══ Data lines

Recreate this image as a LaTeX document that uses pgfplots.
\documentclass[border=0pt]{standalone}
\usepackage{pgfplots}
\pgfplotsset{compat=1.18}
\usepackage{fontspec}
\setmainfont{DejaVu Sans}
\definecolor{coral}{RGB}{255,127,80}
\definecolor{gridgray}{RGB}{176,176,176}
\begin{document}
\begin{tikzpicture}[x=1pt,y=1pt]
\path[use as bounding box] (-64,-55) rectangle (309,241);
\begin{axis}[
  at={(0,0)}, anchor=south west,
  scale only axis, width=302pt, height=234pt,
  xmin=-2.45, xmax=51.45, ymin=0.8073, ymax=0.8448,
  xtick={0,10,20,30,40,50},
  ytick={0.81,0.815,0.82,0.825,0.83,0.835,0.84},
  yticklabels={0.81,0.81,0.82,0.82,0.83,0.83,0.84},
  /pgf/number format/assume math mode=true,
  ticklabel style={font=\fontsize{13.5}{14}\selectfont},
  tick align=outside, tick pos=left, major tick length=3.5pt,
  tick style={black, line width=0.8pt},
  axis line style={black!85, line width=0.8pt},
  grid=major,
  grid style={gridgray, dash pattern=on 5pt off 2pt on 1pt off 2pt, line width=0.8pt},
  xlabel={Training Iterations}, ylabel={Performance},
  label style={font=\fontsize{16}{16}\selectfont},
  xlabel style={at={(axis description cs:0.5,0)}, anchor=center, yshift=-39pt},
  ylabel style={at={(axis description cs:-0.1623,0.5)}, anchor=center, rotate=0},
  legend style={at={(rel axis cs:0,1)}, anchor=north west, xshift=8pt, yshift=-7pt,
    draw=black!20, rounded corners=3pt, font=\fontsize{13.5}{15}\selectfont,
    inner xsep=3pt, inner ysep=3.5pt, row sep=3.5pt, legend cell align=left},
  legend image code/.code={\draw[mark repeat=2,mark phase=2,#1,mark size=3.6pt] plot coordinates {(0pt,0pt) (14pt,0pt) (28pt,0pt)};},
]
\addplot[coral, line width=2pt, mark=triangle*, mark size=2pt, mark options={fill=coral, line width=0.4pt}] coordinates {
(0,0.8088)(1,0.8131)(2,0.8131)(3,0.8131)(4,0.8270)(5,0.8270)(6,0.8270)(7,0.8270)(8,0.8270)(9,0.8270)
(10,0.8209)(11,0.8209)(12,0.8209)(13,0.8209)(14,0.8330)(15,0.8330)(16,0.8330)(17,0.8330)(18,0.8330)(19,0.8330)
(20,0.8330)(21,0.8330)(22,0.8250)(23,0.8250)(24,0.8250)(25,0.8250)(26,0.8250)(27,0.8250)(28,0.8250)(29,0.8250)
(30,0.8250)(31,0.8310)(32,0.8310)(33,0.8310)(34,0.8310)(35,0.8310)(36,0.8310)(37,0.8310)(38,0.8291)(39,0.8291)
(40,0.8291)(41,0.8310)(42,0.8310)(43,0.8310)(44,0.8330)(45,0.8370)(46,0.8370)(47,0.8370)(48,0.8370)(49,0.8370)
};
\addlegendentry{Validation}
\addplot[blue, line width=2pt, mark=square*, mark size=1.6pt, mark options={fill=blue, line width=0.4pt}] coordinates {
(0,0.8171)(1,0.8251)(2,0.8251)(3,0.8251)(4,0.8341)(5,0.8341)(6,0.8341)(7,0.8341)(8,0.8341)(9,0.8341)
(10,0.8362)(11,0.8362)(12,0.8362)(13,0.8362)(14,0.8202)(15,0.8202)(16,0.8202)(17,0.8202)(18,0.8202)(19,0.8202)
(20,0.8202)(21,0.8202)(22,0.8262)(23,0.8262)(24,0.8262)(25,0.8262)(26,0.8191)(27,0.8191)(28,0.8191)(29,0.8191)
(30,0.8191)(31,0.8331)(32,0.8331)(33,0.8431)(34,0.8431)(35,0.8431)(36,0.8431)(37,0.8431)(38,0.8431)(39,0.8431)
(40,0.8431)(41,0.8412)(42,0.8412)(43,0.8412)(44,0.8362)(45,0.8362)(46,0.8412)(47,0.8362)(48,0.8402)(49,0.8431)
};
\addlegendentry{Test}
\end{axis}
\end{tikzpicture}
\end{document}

════
══ Data lines

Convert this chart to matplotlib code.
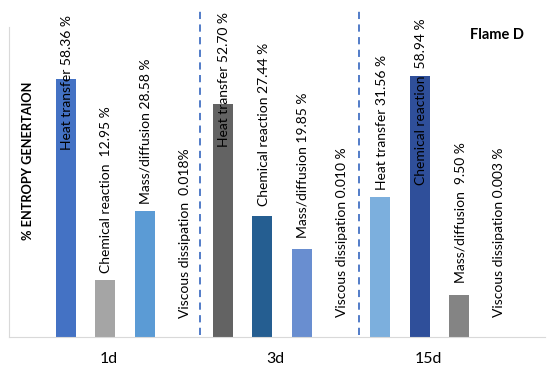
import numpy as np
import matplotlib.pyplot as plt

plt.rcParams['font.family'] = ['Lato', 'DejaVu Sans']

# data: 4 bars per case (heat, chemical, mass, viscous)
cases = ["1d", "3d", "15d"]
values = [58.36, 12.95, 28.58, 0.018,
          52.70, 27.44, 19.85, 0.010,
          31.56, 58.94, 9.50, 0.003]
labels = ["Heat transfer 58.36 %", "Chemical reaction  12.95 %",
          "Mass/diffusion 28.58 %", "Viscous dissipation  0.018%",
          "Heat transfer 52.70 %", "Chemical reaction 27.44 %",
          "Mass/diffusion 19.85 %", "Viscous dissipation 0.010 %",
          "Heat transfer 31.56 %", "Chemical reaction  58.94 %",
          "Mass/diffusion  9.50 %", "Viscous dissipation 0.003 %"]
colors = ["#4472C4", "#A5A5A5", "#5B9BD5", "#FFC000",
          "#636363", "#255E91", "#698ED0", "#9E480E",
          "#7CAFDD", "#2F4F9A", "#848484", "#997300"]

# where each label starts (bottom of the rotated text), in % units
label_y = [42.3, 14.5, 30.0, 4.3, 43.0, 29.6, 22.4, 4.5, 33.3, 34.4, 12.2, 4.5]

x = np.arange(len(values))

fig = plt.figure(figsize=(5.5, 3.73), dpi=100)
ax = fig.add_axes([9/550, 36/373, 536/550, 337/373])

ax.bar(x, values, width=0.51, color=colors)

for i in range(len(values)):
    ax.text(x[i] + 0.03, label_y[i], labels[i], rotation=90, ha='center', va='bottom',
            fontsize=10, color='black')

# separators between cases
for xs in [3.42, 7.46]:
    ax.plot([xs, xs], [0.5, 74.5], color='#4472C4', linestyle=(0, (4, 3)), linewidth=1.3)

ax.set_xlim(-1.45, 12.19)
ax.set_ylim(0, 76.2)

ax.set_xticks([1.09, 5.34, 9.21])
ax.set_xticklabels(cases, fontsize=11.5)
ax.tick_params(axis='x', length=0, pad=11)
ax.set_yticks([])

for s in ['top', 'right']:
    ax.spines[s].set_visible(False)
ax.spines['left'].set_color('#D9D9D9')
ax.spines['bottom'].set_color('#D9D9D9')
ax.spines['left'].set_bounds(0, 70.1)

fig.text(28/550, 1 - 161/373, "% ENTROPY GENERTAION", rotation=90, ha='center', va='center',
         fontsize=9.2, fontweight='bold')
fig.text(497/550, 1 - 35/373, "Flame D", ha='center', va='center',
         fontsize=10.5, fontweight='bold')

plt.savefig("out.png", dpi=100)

════
══ Data lines

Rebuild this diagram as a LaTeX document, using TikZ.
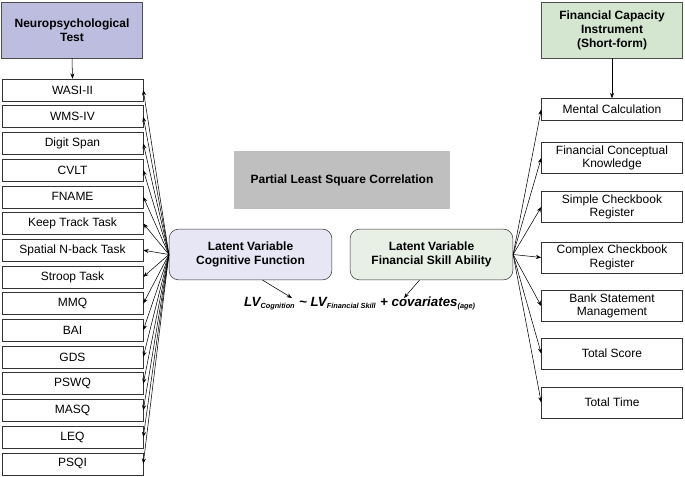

════

## Objective
Exactly as they stand, quote the lines beginning with the one that contains "Convert this chart to matplotlib code." and ending with the one that contains "ax = fig.add_axes([9/550, 36/373, 536/550, 337/373])", with no pictures.

## Reply
Convert this chart to matplotlib code.
import numpy as np
import matplotlib.pyplot as plt

plt.rcParams['font.family'] = ['Lato', 'DejaVu Sans']

# data: 4 bars per case (heat, chemical, mass, viscous)
cases = ["1d", "3d", "15d"]
values = [58.36, 12.95, 28.58, 0.018,
          52.70, 27.44, 19.85, 0.010,
          31.56, 58.94, 9.50, 0.003]
labels = ["Heat transfer 58.36 %", "Chemical reaction  12.95 %",
          "Mass/diffusion 28.58 %", "Viscous dissipation  0.018%",
          "Heat transfer 52.70 %", "Chemical reaction 27.44 %",
          "Mass/diffusion 19.85 %", "Viscous dissipation 0.010 %",
          "Heat transfer 31.56 %", "Chemical reaction  58.94 %",
          "Mass/diffusion  9.50 %", "Viscous dissipation 0.003 %"]
colors = ["#4472C4", "#A5A5A5", "#5B9BD5", "#FFC000",
          "#636363", "#255E91", "#698ED0", "#9E480E",
          "#7CAFDD", "#2F4F9A", "#848484", "#997300"]

# where each label starts (bottom of the rotated text), in % units
label_y = [42.3, 14.5, 30.0, 4.3, 43.0, 29.6, 22.4, 4.5, 33.3, 34.4, 12.2, 4.5]

x = np.arange(len(values))

fig = plt.figure(figsize=(5.5, 3.73), dpi=100)
ax = fig.add_axes([9/550, 36/373, 536/550, 337/373])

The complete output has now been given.